SET EXERCISE:
Your task is to print, exactly and only, the lines from the start of the entries below through the line with "p.ygrid.visible = False". Include both ends, but skip the pictures.

··· EXERCISE MATERIALS ···

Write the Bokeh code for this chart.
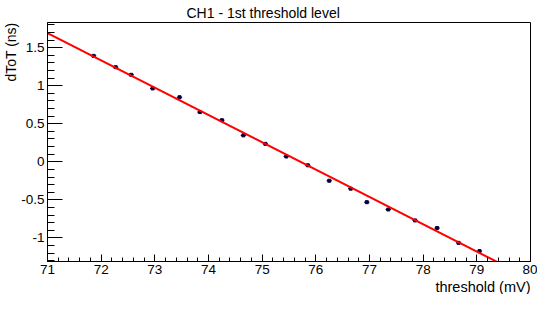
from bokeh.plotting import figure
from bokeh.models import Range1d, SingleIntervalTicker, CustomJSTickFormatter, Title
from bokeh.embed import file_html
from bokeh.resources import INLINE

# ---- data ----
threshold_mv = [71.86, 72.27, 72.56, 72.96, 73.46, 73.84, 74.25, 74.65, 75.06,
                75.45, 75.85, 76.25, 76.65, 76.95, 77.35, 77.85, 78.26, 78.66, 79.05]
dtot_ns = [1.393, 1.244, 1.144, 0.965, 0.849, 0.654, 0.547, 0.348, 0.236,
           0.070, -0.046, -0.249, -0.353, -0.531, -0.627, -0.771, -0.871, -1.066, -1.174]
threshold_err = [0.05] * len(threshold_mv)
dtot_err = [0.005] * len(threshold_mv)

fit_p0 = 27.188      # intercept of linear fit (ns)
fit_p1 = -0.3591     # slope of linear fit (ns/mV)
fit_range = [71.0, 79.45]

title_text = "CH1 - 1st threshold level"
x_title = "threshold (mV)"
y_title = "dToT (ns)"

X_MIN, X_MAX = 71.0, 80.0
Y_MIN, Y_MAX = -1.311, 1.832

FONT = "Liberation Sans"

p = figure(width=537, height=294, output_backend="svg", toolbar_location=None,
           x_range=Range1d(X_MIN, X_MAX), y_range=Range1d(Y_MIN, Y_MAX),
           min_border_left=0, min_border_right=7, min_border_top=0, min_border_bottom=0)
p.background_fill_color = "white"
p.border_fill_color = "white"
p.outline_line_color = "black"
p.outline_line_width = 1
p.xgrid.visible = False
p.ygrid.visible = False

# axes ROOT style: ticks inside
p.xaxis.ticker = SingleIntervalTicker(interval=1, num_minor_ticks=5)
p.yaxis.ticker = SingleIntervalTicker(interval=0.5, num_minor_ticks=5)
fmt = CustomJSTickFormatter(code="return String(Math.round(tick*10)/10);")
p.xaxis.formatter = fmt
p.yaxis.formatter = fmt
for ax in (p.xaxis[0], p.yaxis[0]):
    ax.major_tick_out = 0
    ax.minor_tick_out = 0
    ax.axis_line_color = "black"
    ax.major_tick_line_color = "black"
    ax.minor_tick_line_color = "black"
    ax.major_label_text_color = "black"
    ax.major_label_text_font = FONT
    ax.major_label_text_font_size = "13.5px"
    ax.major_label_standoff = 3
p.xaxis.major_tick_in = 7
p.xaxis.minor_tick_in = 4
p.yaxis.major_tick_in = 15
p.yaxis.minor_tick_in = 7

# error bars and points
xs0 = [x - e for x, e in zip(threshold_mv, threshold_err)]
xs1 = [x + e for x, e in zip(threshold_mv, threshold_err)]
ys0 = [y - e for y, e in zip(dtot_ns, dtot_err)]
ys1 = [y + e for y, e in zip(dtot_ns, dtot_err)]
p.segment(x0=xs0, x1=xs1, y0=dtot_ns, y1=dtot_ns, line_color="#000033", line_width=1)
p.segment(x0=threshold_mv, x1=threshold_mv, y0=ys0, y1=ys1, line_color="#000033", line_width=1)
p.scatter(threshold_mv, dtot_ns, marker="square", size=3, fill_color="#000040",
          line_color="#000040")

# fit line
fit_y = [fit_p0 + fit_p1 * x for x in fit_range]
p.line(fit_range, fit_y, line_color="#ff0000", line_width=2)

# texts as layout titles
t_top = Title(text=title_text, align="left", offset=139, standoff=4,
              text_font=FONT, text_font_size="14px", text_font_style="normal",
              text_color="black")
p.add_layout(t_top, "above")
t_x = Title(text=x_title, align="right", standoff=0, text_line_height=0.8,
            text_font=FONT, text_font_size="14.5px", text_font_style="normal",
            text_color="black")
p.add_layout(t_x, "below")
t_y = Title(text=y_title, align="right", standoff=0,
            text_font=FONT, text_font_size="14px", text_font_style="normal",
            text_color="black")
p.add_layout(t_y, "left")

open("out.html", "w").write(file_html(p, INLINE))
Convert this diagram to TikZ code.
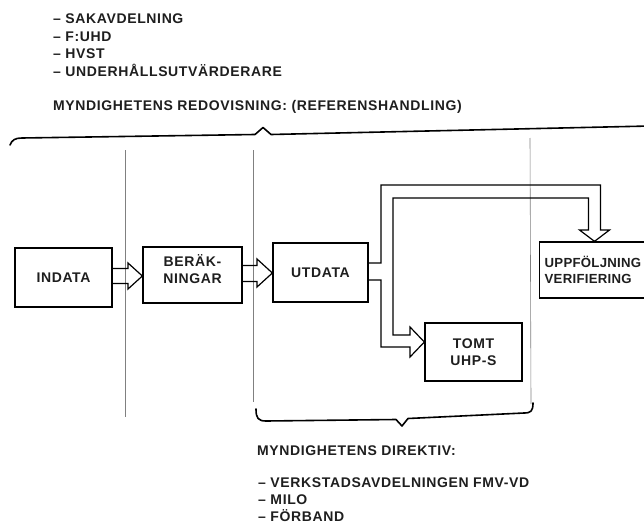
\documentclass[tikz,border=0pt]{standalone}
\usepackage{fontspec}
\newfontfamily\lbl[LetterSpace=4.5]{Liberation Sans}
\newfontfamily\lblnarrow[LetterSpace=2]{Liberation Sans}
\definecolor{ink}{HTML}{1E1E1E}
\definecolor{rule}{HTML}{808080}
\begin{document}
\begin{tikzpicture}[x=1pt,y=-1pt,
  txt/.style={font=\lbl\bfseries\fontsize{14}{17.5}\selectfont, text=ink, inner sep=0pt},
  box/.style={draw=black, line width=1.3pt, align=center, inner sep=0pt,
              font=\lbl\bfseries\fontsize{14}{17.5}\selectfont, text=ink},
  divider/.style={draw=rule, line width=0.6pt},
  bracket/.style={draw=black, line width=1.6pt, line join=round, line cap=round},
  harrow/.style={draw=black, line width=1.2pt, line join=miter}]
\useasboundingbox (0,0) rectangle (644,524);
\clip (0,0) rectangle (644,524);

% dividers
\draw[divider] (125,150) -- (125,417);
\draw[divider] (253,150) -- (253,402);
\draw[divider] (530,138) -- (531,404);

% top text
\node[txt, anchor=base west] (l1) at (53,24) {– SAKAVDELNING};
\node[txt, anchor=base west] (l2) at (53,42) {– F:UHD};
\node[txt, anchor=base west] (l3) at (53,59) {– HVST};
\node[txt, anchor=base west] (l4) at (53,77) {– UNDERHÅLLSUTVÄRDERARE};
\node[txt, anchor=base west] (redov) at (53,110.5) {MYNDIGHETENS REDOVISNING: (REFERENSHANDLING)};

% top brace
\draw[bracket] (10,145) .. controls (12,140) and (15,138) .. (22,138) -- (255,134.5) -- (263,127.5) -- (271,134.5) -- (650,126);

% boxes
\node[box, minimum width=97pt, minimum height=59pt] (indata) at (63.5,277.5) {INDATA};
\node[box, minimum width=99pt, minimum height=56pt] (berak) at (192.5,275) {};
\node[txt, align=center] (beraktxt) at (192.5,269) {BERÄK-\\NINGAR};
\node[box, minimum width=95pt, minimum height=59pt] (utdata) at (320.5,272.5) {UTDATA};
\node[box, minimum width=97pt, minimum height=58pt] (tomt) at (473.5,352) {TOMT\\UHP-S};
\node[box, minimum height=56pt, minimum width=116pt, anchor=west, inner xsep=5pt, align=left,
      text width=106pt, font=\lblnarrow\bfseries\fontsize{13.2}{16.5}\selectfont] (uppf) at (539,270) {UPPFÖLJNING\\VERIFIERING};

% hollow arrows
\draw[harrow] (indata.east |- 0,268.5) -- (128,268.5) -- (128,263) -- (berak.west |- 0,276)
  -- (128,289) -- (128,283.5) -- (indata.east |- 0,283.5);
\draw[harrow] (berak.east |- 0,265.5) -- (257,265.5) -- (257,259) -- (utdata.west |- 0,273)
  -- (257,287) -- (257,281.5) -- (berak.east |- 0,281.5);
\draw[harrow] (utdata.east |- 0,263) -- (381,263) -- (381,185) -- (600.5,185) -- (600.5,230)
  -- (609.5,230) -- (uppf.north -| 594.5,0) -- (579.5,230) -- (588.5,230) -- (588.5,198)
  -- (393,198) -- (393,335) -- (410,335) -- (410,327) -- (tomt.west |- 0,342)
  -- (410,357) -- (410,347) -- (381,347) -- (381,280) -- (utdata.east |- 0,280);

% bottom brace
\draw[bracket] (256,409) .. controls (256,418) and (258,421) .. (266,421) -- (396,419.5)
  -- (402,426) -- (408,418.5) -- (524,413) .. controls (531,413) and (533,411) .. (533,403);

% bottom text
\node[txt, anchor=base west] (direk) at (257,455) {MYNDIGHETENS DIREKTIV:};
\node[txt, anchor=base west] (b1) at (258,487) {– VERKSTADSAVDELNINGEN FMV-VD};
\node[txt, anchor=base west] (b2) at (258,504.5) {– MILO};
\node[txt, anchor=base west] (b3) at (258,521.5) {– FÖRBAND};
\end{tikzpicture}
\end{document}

···

SOLUTION TO THE PROBLEM:
Write the Bokeh code for this chart.
from bokeh.plotting import figure
from bokeh.models import Range1d, SingleIntervalTicker, CustomJSTickFormatter, Title
from bokeh.embed import file_html
from bokeh.resources import INLINE

# ---- data ----
threshold_mv = [71.86, 72.27, 72.56, 72.96, 73.46, 73.84, 74.25, 74.65, 75.06,
                75.45, 75.85, 76.25, 76.65, 76.95, 77.35, 77.85, 78.26, 78.66, 79.05]
dtot_ns = [1.393, 1.244, 1.144, 0.965, 0.849, 0.654, 0.547, 0.348, 0.236,
           0.070, -0.046, -0.249, -0.353, -0.531, -0.627, -0.771, -0.871, -1.066, -1.174]
threshold_err = [0.05] * len(threshold_mv)
dtot_err = [0.005] * len(threshold_mv)

fit_p0 = 27.188      # intercept of linear fit (ns)
fit_p1 = -0.3591     # slope of linear fit (ns/mV)
fit_range = [71.0, 79.45]

title_text = "CH1 - 1st threshold level"
x_title = "threshold (mV)"
y_title = "dToT (ns)"

X_MIN, X_MAX = 71.0, 80.0
Y_MIN, Y_MAX = -1.311, 1.832

FONT = "Liberation Sans"

p = figure(width=537, height=294, output_backend="svg", toolbar_location=None,
           x_range=Range1d(X_MIN, X_MAX), y_range=Range1d(Y_MIN, Y_MAX),
           min_border_left=0, min_border_right=7, min_border_top=0, min_border_bottom=0)
p.background_fill_color = "white"
p.border_fill_color = "white"
p.outline_line_color = "black"
p.outline_line_width = 1
p.xgrid.visible = False
p.ygrid.visible = False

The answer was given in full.